Following the closing of the Initial Public Offering on November 5, 2019, an amount of $275,000,000 ($10.00 per Unit) from the
net proceeds of the sale of the Units in the Initial Public Offering and the sale of the Private Placement Warrants was placed in a trust account (the Trust Account) and invested in U.S. government securities, within the meaning set
forth in Section 2(a)(16) of the Investment Company Act, with a maturity of 185 days or less or in any open-ended investment company that holds itself out as a money market fund meeting the conditions of Rule
2a-7 of the Investment Company Act of 1940, as amended (the Investment Company Act), as determined by the Company, until the earlier of: (i) the completion of a Business Combination or
(ii) the distribution of the Trust Account, as described below.

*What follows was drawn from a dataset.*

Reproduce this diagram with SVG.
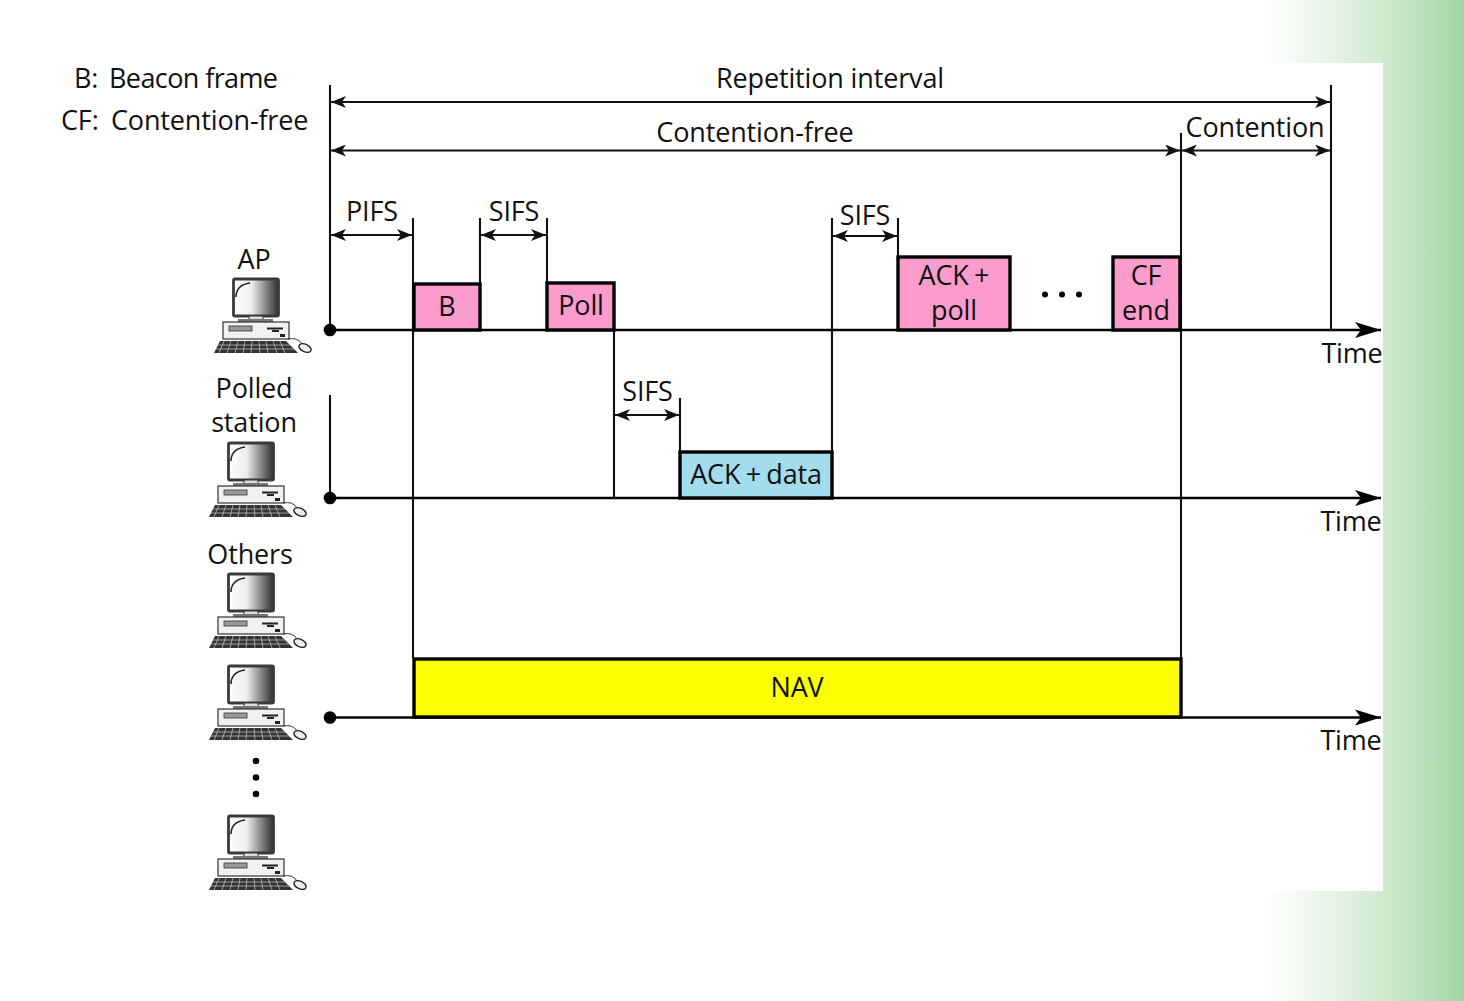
<svg xmlns="http://www.w3.org/2000/svg" width="1464" height="1001" viewBox="0 0 1464 1001">
<style>
text{font-family:"Open Sans","Noto Sans","Liberation Sans",sans-serif;font-size:27px;fill:#111;text-anchor:middle;letter-spacing:-.15px}
text.st{text-anchor:start}
.narrow{letter-spacing:-.6px}
.tight{word-spacing:-1.500px}
.thin{stroke:#111;stroke-width:2.100;fill:none}
.dim{stroke:#111;stroke-width:1.800;fill:none;marker-start:url(#ds);marker-end:url(#de)}
.time{stroke:#000;stroke-width:2.600;fill:none;marker-end:url(#ta)}
.box{stroke:#000;stroke-width:3.400}
.pink{fill:#fb9ccd}
</style>
<defs>
<marker id="de" markerUnits="userSpaceOnUse" markerWidth="16" markerHeight="12" refX="15" refY="6" orient="auto"><path d="M0 0L15 6L0 12L4 6Z" fill="#111"/></marker>
<marker id="ds" markerUnits="userSpaceOnUse" markerWidth="16" markerHeight="12" refX="1" refY="6" orient="auto"><path d="M16 0L1 6L16 12L12 6Z" fill="#111"/></marker>
<marker id="ta" markerUnits="userSpaceOnUse" markerWidth="26" markerHeight="18" refX="26" refY="9" orient="auto"><path d="M0 1L26 9L0 17L6 9Z" fill="#000"/></marker>
<linearGradient id="green" gradientUnits="userSpaceOnUse" x1="1265" x2="1464" y1="0" y2="0"><stop offset="0" stop-color="#fff"/><stop offset=".3" stop-color="#e9f5e9"/><stop offset=".6" stop-color="#cfe9cf"/><stop offset=".82" stop-color="#b8dfb8"/><stop offset="1" stop-color="#a0d7a0"/></linearGradient>
<linearGradient id="screen" x1="0" x2="1" y1="0" y2="0"><stop offset="0" stop-color="#fff"/><stop offset=".4" stop-color="#eee"/><stop offset="1" stop-color="#2e2e2e"/></linearGradient>
<symbol id="pc" overflow="visible">
<rect x="233.500" y="279" width="45" height="37" rx="1.500" fill="url(#screen)" stroke="#3a3a3a" stroke-width="2.800"/>
<path d="M236 297Q236 285 250 283" fill="none" stroke="#222" stroke-width="1.500"/>
<rect x="249" y="316" width="14" height="5" fill="#ddd" stroke="#333" stroke-width="1"/>
<rect x="238" y="319" width="35" height="3" fill="#777"/>
<rect x="223" y="322" width="66" height="17" fill="#f1f1f1" stroke="#333" stroke-width="1.200"/>
<rect x="229" y="326" width="23" height="5" fill="#999" stroke="#333" stroke-width=".8"/>
<path d="M267 328.500H283M272 331H279" stroke="#222" stroke-width="1.800"/>
<rect x="280" y="334" width="5" height="3" fill="#222"/>
<path d="M220 341H286L298 353H214Z" fill="#333"/>
<path d="M218 345H290M216 349H294M224 341L219 353M231 341L227 353M238 341L235 353M245 341L243 353M252 341L251 353M259 341L260 353M266 341L268 353M273 341L277 353M280 341L285 353" stroke="#ccc" stroke-width=".7"/>
<path d="M288 339Q298 337 302 344" fill="none" stroke="#333" stroke-width="1"/>
<ellipse cx="305" cy="348" rx="6.500" ry="3.800" transform="rotate(25 305 348)" fill="#eee" stroke="#222" stroke-width="1.400"/>
</symbol>
</defs>

<g id="background">
<rect width="1464" height="1001" fill="#fff"/>
<rect x="1265" y="0" width="199" height="1001" fill="url(#green)"/>
<rect x="110" y="63" width="1273" height="828" fill="#fff"/>
</g>

<g id="legend">
<text class="st" x="74" y="88">B:</text><text class="st narrow" x="109" y="88">Beacon frame</text>
<text class="st" x="61" y="130">CF:</text><text class="st" x="111" y="130">Contention-free</text>
</g>

<g id="connectors">
<path class="thin" d="M330 85V330M330 395V498M413 218V658M480 218V284M547 218V283M614 330V498M680 398V452M832 218V452M898 218V257M1181 133V658M1331 85V330"/>
<path class="dim" d="M331 102H1330"/>
<path class="dim" d="M331 150.500H1180"/>
<path class="dim" d="M1182 150.500H1330"/>
<path class="dim" d="M331 235H412"/>
<path class="dim" d="M481 235H546"/>
<path class="dim" d="M833 236H897"/>
<path class="dim" d="M615 415H679"/>
<path class="time" d="M330 330H1381"/>
<path class="time" d="M330 498H1381"/>
<path class="time" d="M330 717.500H1381"/>
<circle cx="330" cy="330" r="6.300" fill="#000"/>
<circle cx="330" cy="498" r="6.300" fill="#000"/>
<circle cx="330" cy="717.500" r="6.300" fill="#000"/>
</g>

<g id="node-b"><rect class="box pink" x="414" y="284" width="66" height="46"/><text x="447" y="316">B</text></g>
<g id="node-poll"><rect class="box pink" x="547" y="283" width="67" height="47"/><text x="581" y="315">Poll</text></g>
<g id="node-ack-poll"><rect class="box pink" x="898" y="257" width="112" height="73"/><text class="tight" x="954" y="285">ACK +</text><text x="954" y="320">poll</text></g>
<g id="node-cf-end"><rect class="box pink" x="1113" y="257" width="67" height="73"/><text x="1146" y="285">CF</text><text x="1146" y="320">end</text></g>
<g id="node-ack-data"><rect class="box" x="680" y="452" width="152" height="46" fill="#a3dcec"/><text class="tight" x="756" y="484">ACK + data</text></g>
<g id="node-nav"><rect class="box" x="414" y="659" width="767" height="58" fill="#ff0"/><text x="797" y="697">NAV</text></g>

<g id="dots-top"><circle cx="1045" cy="294.500" r="3" fill="#000"/><circle cx="1062" cy="294.500" r="3" fill="#000"/><circle cx="1079" cy="294.500" r="3" fill="#000"/></g>
<g id="dots-left"><circle cx="256" cy="761" r="3.300" fill="#000"/><circle cx="256" cy="777.500" r="3.300" fill="#000"/><circle cx="256" cy="794" r="3.300" fill="#000"/></g>

<g id="labels">
<text x="830" y="88">Repetition interval</text>
<text x="755" y="142">Contention-free</text>
<text x="1255" y="137">Contention</text>
<text x="372" y="221">PIFS</text>
<text x="514" y="221">SIFS</text>
<text x="865" y="225">SIFS</text>
<text x="647.500" y="401">SIFS</text>
<text x="1352" y="363">Time</text>
<text x="1351" y="531">Time</text>
<text x="1351" y="750">Time</text>
</g>

<g id="node-ap"><text x="254" y="269">AP</text><use href="#pc"/></g>
<g id="node-polled"><text x="254" y="398">Polled</text><text x="254" y="432">station</text><use href="#pc" x="-5" y="164"/></g>
<g id="node-others"><text x="250" y="564">Others</text><use href="#pc" x="-5" y="295"/></g>
<g id="node-other-2"><use href="#pc" x="-5" y="387"/></g>
<g id="node-other-3"><use href="#pc" x="-5" y="537"/></g>
</svg>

On November 11, 2019, the underwriters notified the Company of their intention
to exercise their over-allotment option in full on November 13, 2019. As such, on November 13, 2019, the Company consummated the sale of an additional 4,125,000 Units, at $10.00 per Unit, and the sale of an additional 825,000 Private
Placement Warrants, at $1.00 per Private Placement Warrant, generating total gross proceeds of $42,075,000. A total of $41,250,000 of the net proceeds was deposited into the Trust Account, bringing the aggregate proceeds deposited in the Trust
Account to $316,250,000.
Transaction costs for the Initial Public Offering amounted to $18,047,876 consisting of $6,325,000 of underwriting fees,
$11,068,750 of deferred underwriting fees and $654,126 of other offering costs.
The Companys management has broad discretion with respect to the
specific application of the net proceeds of the Initial Public Offering and the sale of the Private Placement Warrants, although substantially all of the net proceeds are intended to be applied generally toward consummating a Business Combination.
The Companys initial Business Combination must be with one or more target businesses that together have a fair market value equal to at least 80% of the balance in the Trust Account (excluding the deferred underwriting fees and taxes payable
on income earned on the Trust Account) at the time of the signing an agreement to enter into a Business Combination. The Company will only complete a Business Combination if the post-transaction company owns or acquires 50% or more of the
outstanding voting securities of the target or otherwise acquires a controlling interest in the target sufficient for it not to be required to register as an investment company under the Investment Company Act. There is no assurance that the Company
will be able to complete a Business Combination successfully.
The Company will provide its holders of the outstanding Public Shares (the public
stockholders) with the opportunity to redeem all or a portion of their Public Shares upon the completion of a Business Combination either (i) in connection with a stockholder meeting called to approve the Business Combination or
(ii) by means of a tender offer. The decision as to whether the Company will seek stockholder approval of a Business Combination or conduct a tender offer will be made by the Company, solely in its discretion. The public stockholders will be
entitled to redeem their Public Shares for a pro rata portion of the amount then on deposit in the Trust Account ($10.00 per Public Share, plus any pro rata interest earned on the funds held in the Trust Account and not previously released to the
Company to pay its franchise and income tax obligations). There will be no redemption rights upon the completion of a Business Combination with respect to the Companys warrants.